Ramesh Baraiya, a casual labour hand from Bagdana village in Mahuva taluka, turned up with 22 other Dalits. He met Balu and his family members and told them not to lose heart. “We are here to stand with him in his fight for justice. If we do not show our support, people will forget about the incident after some days and atrocities will continue. We want justice for our community.”

The visitors from Bagdana were served bundi, ganthiya, vegetable curry and rotla (millet bread) for lunch by Balu’s extended family and relatives who have been camping here for a week now.

Swami Margyasmit, a Buddhist from Shree Vishva Mangal Ashram in Bharuch, also visited Balu. He and two other monks said they were here to express solidarity with the Dalits of Mota Samadhiyala.

It was a repeat of Sunday when Rupala came calling. Shashikant Trivedi, Inspector General of Police, CID (Crime), had to ask policemen to keep visitors at bay awhile CID officers led Balu to his room to record his statement.

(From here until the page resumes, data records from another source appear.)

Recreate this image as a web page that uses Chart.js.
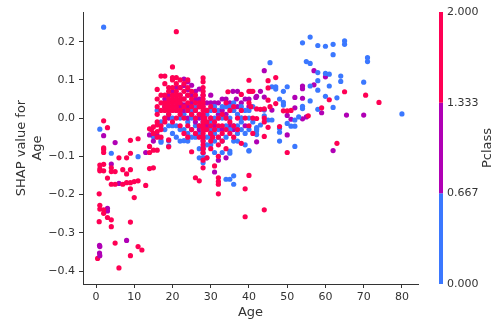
<!DOCTYPE html>
<html>
<head>
<meta charset="utf-8">
<script src="https://cdn.jsdelivr.net/npm/chart.js@4.4.0/dist/chart.umd.min.js"></script>
<style>
  html, body { margin: 0; padding: 0; background: #fff; }
  #wrap { width: 502px; height: 326px; }
</style>
</head>
<body>
<div id="wrap"><canvas id="chart" width="502" height="326"></canvas></div>
<script>
// SHAP dependence of Age, coloured by Pclass (encoded 0 / 1 / 2)
// each entry: [age, shap value]
const firstClass = [
  [1,-0.029],[2,0.238],[4,-0.092],[11,-0.101],[15,-0.049],[16,0.02],[17,-0.063],[17,-0.059],[17,-0.01],[18,0.0],[18,0.03],[18,-0.03],[19,-0.073],[19,-0.059],[19,0.01],[19,-0.02],
  [20,-0.04],[20,0.0],[20,-0.02],[21,-0.05],[21,-0.02],[21,0.02],[22,-0.06],[22,-0.03],[22,0.0],[22,0.04],[23,-0.059],[23,-0.03],[23,0.01],[24,-0.06],[24,-0.04],[24,-0.01],[24,0.02],
  [25,-0.05],[25,-0.03],[25,0.0],[25,0.02],[26,-0.05],[26,-0.02],[26,0.0],[26,0.03],
  [27,-0.104],[27,-0.08],[27,-0.04],[27,-0.02],[27,0.01],[28,-0.117],[28,-0.104],[28,-0.092],[28,-0.08],[28,-0.06],[28,-0.03],[28,-0.01],[28,0.0],[29,-0.104],[29,-0.07],[29,-0.05],[29,-0.02],[29,0.01],
  [30,-0.07],[30,-0.05],[30,-0.03],[30,-0.01],[30,0.02],[31,-0.09],[31,-0.06],[31,-0.04],[31,0.0],[31,0.03],[32,-0.05],[32,-0.03],[32,0.0],[32,0.02],[33,-0.09],[33,-0.06],[33,0.0],[33,0.03],[34,-0.16],[34,-0.05],[34,-0.02],[34,0.0],[34,0.03],
  [35,-0.16],[35,-0.092],[35,-0.086],[35,-0.03],[35,0.0],[35,0.03],[36,-0.173],[36,-0.151],[36,-0.06],[36,-0.02],[36,0.02],[36,0.04],[37,-0.06],[37,-0.04],[37,-0.02],[37,0.01],[38,-0.03],[38,-0.01],[38,0.0],[38,0.03],[39,-0.07],[39,-0.04],[39,0.02],
  [40,-0.086],[40,-0.085],[40,-0.03],[40,0.0],[40,0.02],[41,-0.01],[41,0.03],[42,-0.043],[42,-0.034],[42,-0.029],[42,-0.025],[43,-0.018],[44,0.006],[44,0.021],[45,-0.005],[45.5,0.145],[46,-0.005],[46,0.082],[47,0.076],[47,0.082],
  [48,-0.06],[48,-0.037],[48,-0.027],[48,0.05],[49,0.034],[49,0.041],[49,0.07],[50,-0.014],[50,0.082],[51,-0.021],[52,-0.074],[52,-0.021],[52,-0.005],[53,0.003],
  [54,0.025],[54,0.031],[54,0.197],[55,0.148],[56,0.045],[56,0.084],[56,0.143],[56,0.212],[58,0.023],[58,0.073],[58,0.098],[58,0.119],[58,0.19],
  [60,0.057],[60,0.117],[60,0.188],[61,0.084],[61,0.115],[62,0.028],[62,0.166],[62,0.193],[63,0.053],[64,0.096],[64,0.11],[65,0.193],[65,0.202],[70,0.094],[71,0.148],[71,0.158],[80,0.011]
];
const secondClass = [
  [0.92,-0.333],[0.92,-0.353],[1,-0.336],[1,-0.36],[2,-0.046],[3,-0.236],[3,-0.243],[4,-0.12],[5,-0.064],[6,-0.171],[8,-0.32],[13,-0.09],[14,-0.044],[16,-0.045],[15,-0.06],
  [18,0.03],[18,0.05],[19,0.0],[19,0.02],[19,0.04],[19,0.06],[20,0.03],[20,0.05],[20,0.07],[21,0.04],[21,0.06],[21,0.08],[22,0.03],[22,0.06],[22,0.08],
  [23,0.02],[23,0.035],[23,0.05],[23,0.085],[23,0.102],[24,0.0],[24,0.03],[24,0.06],[24,0.075],[24,0.095],[25,0.01],[25,0.04],[25,0.06],[25,0.086],[26,-0.01],[26,0.02],[26,0.05],[26,0.07],
  [27,-0.03],[27,0.0],[27,0.03],[27,0.05],[27,0.076],[28,-0.08],[28,-0.05],[28,-0.02],[28,0.0],[28,0.03],[28,0.06],[29,-0.02],[29,0.02],[29,0.04],
  [30,-0.04],[30,0.0],[30,0.04],[30,0.06],[31,-0.141],[31,-0.02],[31,0.04],[32,-0.11],[32,0.01],[32,0.04],[33,-0.03],[33,0.02],[33,0.05],[34,-0.104],[34,0.01],[34,0.05],
  [35,-0.02],[35,0.04],[35.8,0.07],[36,-0.03],[36,0.02],[36.7,0.05],[37,0.03],[37,0.07],[38,0.0],[38,0.04],[39,-0.02],[39,0.05],[40,0.03],[40,0.05],
  [41.8,0.054],[42,-0.062],[42,0.057],[43,0.07],[44,0.055],[44,0.124],[46,0.021],
  [50,-0.044],[50,0.007],[51,-0.003],[52,0.027],[52,0.054],[54,-0.002],[54,0.052],[54,0.077],[54,0.084],[55,0.003],[57,0.087],[57,0.124],[59,0.014],[60,0.108],[62,-0.085],[65.5,0.008],[70,0.008]
];
const thirdClass = [
  [0.42,-0.367],[0.83,-0.198],[0.83,-0.271],[1,-0.123],[1,-0.133],[1,-0.138],[1,-0.228],[1,-0.238],
  [2,-0.007],[2,-0.078],[2,-0.082],[2,-0.09],[2,-0.121],[2,-0.138],[2,-0.24],[2,-0.249],
  [3,-0.025],[3,-0.157],[3,-0.26],[4,-0.13],[4,-0.14],[4,-0.173],[4,-0.266],[4,-0.284],
  [5,-0.14],[5,-0.173],[5,-0.327],[6,-0.104],[6,-0.392],[7,-0.135],[7,-0.173],
  [8,-0.104],[8,-0.146],[8,-0.169],[9,-0.058],[9,-0.092],[9,-0.135],[9,-0.169],[9,-0.185],[9,-0.272],[9,-0.36],
  [10,-0.166],[10,-0.208],[11,-0.054],[11,-0.164],[11,-0.336],[12,-0.345],[13,-0.176],
  [14,-0.028],[14,-0.074],[14,-0.09],[14,-0.132],[14.5,-0.03],[15,-0.023],[15,-0.04],[15,-0.084],[15,-0.13],
  [16,-0.018],[16,-0.035],[16,-0.05],[16,-0.084],[16,-0.01],[16,0.01],[16,0.03],[16,0.05],[16,0.075],
  [17,-0.03],[17,-0.05],[17,-0.02],[17,0.02],[17,0.04],[17,0.06],[17,0.11],
  [18,-0.01],[18,0.0],[18,0.02],[18,0.03],[18,0.04],[18,0.06],[18,0.09],[18,0.11],
  [19,-0.075],[19,-0.057],[19,0.01],[19,0.02],[19,0.03],[19,0.04],[19,0.05],[19,0.07],[19,0.08],
  [20,-0.01],[20,0.02],[20,0.03],[20,0.04],[20,0.05],[20,0.06],[20,0.08],[20,0.1],[20,0.106],[20,0.134],[20.5,0.045],
  [21,0.0],[21,0.02],[21,0.03],[21,0.04],[21,0.05],[21,0.06],[21,0.07],[21,0.09],[21,0.106],[21,0.226],
  [22,-0.02],[22,0.01],[22,0.02],[22,0.04],[22,0.05],[22,0.06],[22,0.08],[22,0.1],
  [23,-0.04],[23,0.0],[23,0.03],[23,0.05],[23,0.07],[23,0.09],
  [24,-0.05],[24,-0.02],[24,0.02],[24,0.04],[24,0.06],[24,0.08],[24,0.1],
  [25,-0.088],[25,-0.03],[25,0.01],[25,0.03],[25,0.05],[25,0.07],
  [26,-0.156],[26,-0.04],[26,0.0],[26,0.02],[26,0.04],[26,0.06],
  [27,-0.164],[27,-0.05],[27,-0.02],[27,0.01],[27,0.03],[27,0.04],
  [28,-0.13],[28,-0.11],[28,-0.09],[28,-0.08],[28,-0.07],[28,-0.06],[28,-0.05],[28,-0.04],[28,-0.03],[28,-0.02],[28,-0.01],[28,0.0],[28,0.01],[28,0.02],[28,0.03],[28,0.04],[28,0.05],[28,0.06],[28,0.07],[28,0.08],[28,0.095],[28,0.105],
  [28.5,-0.03],[28.5,0.0],
  [29,-0.104],[29,-0.03],[29,-0.01],[29,0.02],
  [30,-0.08],[30,-0.06],[30,-0.04],[30,-0.02],[30,0.0],[30,0.03],[30.5,-0.05],
  [31,-0.125],[31,-0.03],[31,-0.01],[31,0.02],
  [32,-0.198],[32,-0.173],[32,-0.166],[32,-0.156],[32,-0.1],[32,-0.07],[32,-0.05],[32,-0.02],[32,0.0],
  [33,-0.06],[33,-0.04],[33,-0.02],[33,0.01],
  [34,-0.08],[34,-0.03],[34,0.0],[34,0.04],[34.5,0.069],
  [35,-0.04],[35,-0.01],[35,0.02],[36,-0.05],[36,-0.02],[36,0.03],[37,-0.03],[37,0.0],
  [38,-0.066],[38,0.02],[38,0.062],[39,-0.258],[39,-0.185],[39,0.0],
  [40,-0.15],[40,-0.02],[40,0.04],[40,0.07],[40,0.099],[40.5,0.03],[40.5,0.07],
  [41,-0.04],[41,0.0],[41,0.07],[42,-0.001],[42,0.024],[43,0.023],
  [44,-0.24],[44,-0.048],[44,-0.01],[44,0.0],[44,0.024],
  [45,-0.024],[45,0.047],[45,0.079],[45,0.098],[45.5,0.03],[47,0.038],[47,0.106],
  [48,-0.022],[49,0.019],[50,-0.09],[50,0.019],[51,0.02],[55.5,0.006],[59,0.027],[61,0.048],[63,-0.066],[65,0.069],[70.5,0.06],[74,0.041]
];

const xTicks = [0, 10, 20, 30, 40, 50, 60, 70, 80];
const yTicks = [-0.4, -0.3, -0.2, -0.1, 0.0, 0.1, 0.2];
const cbTicks = [0, 0.667, 1.333, 2.0];
const classColors = ['#3b78ff', '#b000b5', '#ff0054'];

const AXIS = '#333333';
Chart.defaults.font.family = "'DejaVu Sans', sans-serif";

// interleave the classes so no colour sits entirely on top
const groups = [thirdClass, secondClass, firstClass];
const groupColors = [classColors[2], classColors[1], classColors[0]];
const points = [], colors = [];
const longest = Math.max(...groups.map(g => g.length));
for (let i = 0; i < longest; i++) {
  groups.forEach((g, c) => {
    if (i < g.length) { points.push({ x: g[i][0], y: g[i][1] }); colors.push(groupColors[c]); }
  });
}

// discrete colour bar for Pclass on the right
const colorbar = {
  id: 'colorbar',
  afterDraw(chart) {
    const { ctx, chartArea } = chart;
    const x = 439, w = 4;
    const lo = cbTicks[0], hi = cbTicks[cbTicks.length - 1];
    const py = v => chartArea.bottom - (v - lo) / (hi - lo) * (chartArea.bottom - chartArea.top);
    ctx.save();
    for (let i = 0; i < cbTicks.length - 1; i++) {
      ctx.fillStyle = classColors[i];
      ctx.fillRect(x, py(cbTicks[i + 1]), w, py(cbTicks[i]) - py(cbTicks[i + 1]));
    }
    ctx.fillStyle = AXIS;
    ctx.font = "11px 'DejaVu Sans'";
    ctx.textAlign = 'left';
    ctx.textBaseline = 'middle';
    cbTicks.forEach(v => ctx.fillText(v.toFixed(3), x + w + 4, py(v)));
    ctx.translate(488, (chartArea.top + chartArea.bottom) / 2);
    ctx.rotate(-Math.PI / 2);
    ctx.font = "13px 'DejaVu Sans'";
    ctx.textAlign = 'center';
    ctx.fillText('Pclass', 0, 0);
    ctx.restore();
  }
};

new Chart(document.getElementById('chart'), {
  type: 'scatter',
  data: {
    datasets: [{
      data: points,
      pointBackgroundColor: colors,
      pointBorderWidth: 0,
      pointRadius: 2.6,
      pointHoverRadius: 2.6
    }]
  },
  options: {
    responsive: false,
    animation: false,
    devicePixelRatio: 1,
    layout: { padding: { top: 12, right: 84, bottom: 0, left: 0 } },
    plugins: { legend: { display: false }, tooltip: { enabled: false } },
    scales: {
      x: {
        type: 'linear',
        min: -3.4,
        max: 84.2,
        afterBuildTicks: s => { s.ticks = xTicks.map(v => ({ value: v })); },
        afterFit: s => { s.height = 42; },
        grid: { drawOnChartArea: false, drawTicks: true, tickLength: 4, color: AXIS },
        border: { display: true, color: AXIS, width: 1 },
        ticks: { color: AXIS, font: { size: 11 }, padding: 3, maxRotation: 0 },
        title: { display: true, text: 'Age', color: AXIS, font: { size: 13 }, padding: { top: 0, bottom: 6 } }
      },
      y: {
        type: 'linear',
        min: -0.434,
        max: 0.2776,
        afterBuildTicks: s => { s.ticks = yTicks.map(v => ({ value: v })); },
        afterFit: s => { s.width = 83; },
        grid: { drawOnChartArea: false, drawTicks: true, tickLength: 4, color: AXIS },
        border: { display: true, color: AXIS, width: 1 },
        ticks: {
          color: AXIS, font: { size: 11 }, padding: 4,
          callback: v => v.toFixed(1).replace('-', '\u2212')
        },
        title: { display: true, text: ['SHAP value for', 'Age'], color: AXIS, font: { size: 13 }, padding: { top: 14, bottom: 0 } }
      }
    }
  },
  plugins: [colorbar]
});
</script>
</body>
</html>
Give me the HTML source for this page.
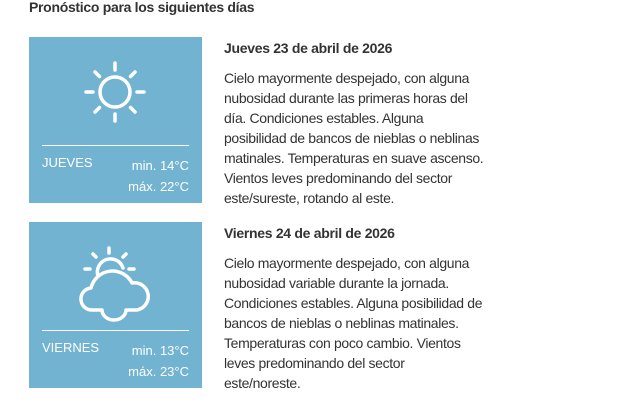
<!DOCTYPE html>
<html><head><meta charset="utf-8"><style>
body{margin:0;width:634px;height:406px;background:#fff;font-family:"Liberation Sans",sans-serif;color:#333;position:relative;overflow:hidden}
.h{position:absolute;left:29px;top:-1px;font-weight:bold;font-size:14px;letter-spacing:-0.3px}
.box{position:absolute;left:29px;width:173px;height:166px;background:#72b3d1;color:#fff}
.box .ln{position:absolute;left:13px;width:147px;top:108px;height:1px;background:#fff}
.box .d{position:absolute;left:13px;top:118px;font-size:13px}
.box .t{position:absolute;right:13px;top:118px;font-size:13px;text-align:right;line-height:21px}
.box svg{position:absolute;left:0;top:0}
.tx{position:absolute;left:224px;font-size:14px;line-height:20px;letter-spacing:-0.35px}
.tx b{display:block;margin-bottom:10px;letter-spacing:-0.3px}
</style></head><body>
<div class="h">Pronóstico para los siguientes días</div>

<div class="box" style="top:37px">
<svg width="173" height="108" stroke="#fff" stroke-width="3.5" fill="none" stroke-linecap="round">
<circle cx="86" cy="55" r="15"/>
<g transform="translate(86,55)">
<line x1="0" y1="-22" x2="0" y2="-29"/><line x1="0" y1="22" x2="0" y2="29"/>
<line x1="-22" y1="0" x2="-29" y2="0"/><line x1="22" y1="0" x2="29" y2="0"/>
<line x1="15.5" y1="-15.5" x2="20" y2="-20"/><line x1="-15.5" y1="-15.5" x2="-20" y2="-20"/>
<line x1="15.5" y1="15.5" x2="20" y2="20"/><line x1="-15.5" y1="15.5" x2="-20" y2="20"/>
</g></svg>
<div class="ln"></div>
<div class="d">JUEVES</div>
<div class="t">min. 14°C<br>máx. 22°C</div>
</div>

<div class="box" style="top:222px">
<svg width="173" height="108" stroke="#fff" stroke-width="3.5" fill="none" stroke-linecap="round" stroke-linejoin="round">
<path d="M69 54 A13 13 0 0 1 94 46"/>
<line x1="80" y1="26" x2="80" y2="31"/>
<line x1="64" y1="32" x2="67" y2="35"/>
<line x1="97" y1="32" x2="94" y2="35"/>
<line x1="56" y1="47" x2="61" y2="47"/>
<line x1="100" y1="47" x2="105" y2="47"/>
<path d="M73 88 H64 A11 11 0 0 1 62 66 A22 22 0 0 1 103 61 A13.5 13.5 0 0 1 108 88 H97 A12 10 0 0 1 73 88 Z"/>
</svg>
<div class="ln"></div>
<div class="d">VIERNES</div>
<div class="t">min. 13°C<br>máx. 23°C</div>
</div>

<div class="tx" style="top:38px"><b>Jueves 23 de abril de 2026</b>Cielo mayormente despejado, con alguna<br>nubosidad durante las primeras horas del<br>día. Condiciones estables. Alguna<br>posibilidad de bancos de nieblas o neblinas<br>matinales. Temperaturas en suave ascenso.<br>Vientos leves predominando del sector<br>este/sureste, rotando al este.</div>

<div class="tx" style="top:223px"><b>Viernes 24 de abril de 2026</b>Cielo mayormente despejado, con alguna<br>nubosidad variable durante la jornada.<br>Condiciones estables. Alguna posibilidad de<br>bancos de nieblas o neblinas matinales.<br>Temperaturas con poco cambio. Vientos<br>leves predominando del sector<br>este/noreste.</div>
</body></html>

Raniben Parmar, president of Than municipality in Surendranagar, reached Mota Samadhiyala with a dozen supporters. They started unloading sacks of ration, pulses, tins of edible oil and milk powder. They tried to meet Balu but the police stopped them. Eventually, they met Balu’s wife Kunvar and younger brother Mukesh.

“We thought of helping the family. We bought ration worth Rs 15,000 for their immediate need. It is our duty to help community members in need,” Bhupat Parhee, a councillor of Than Municipality, said.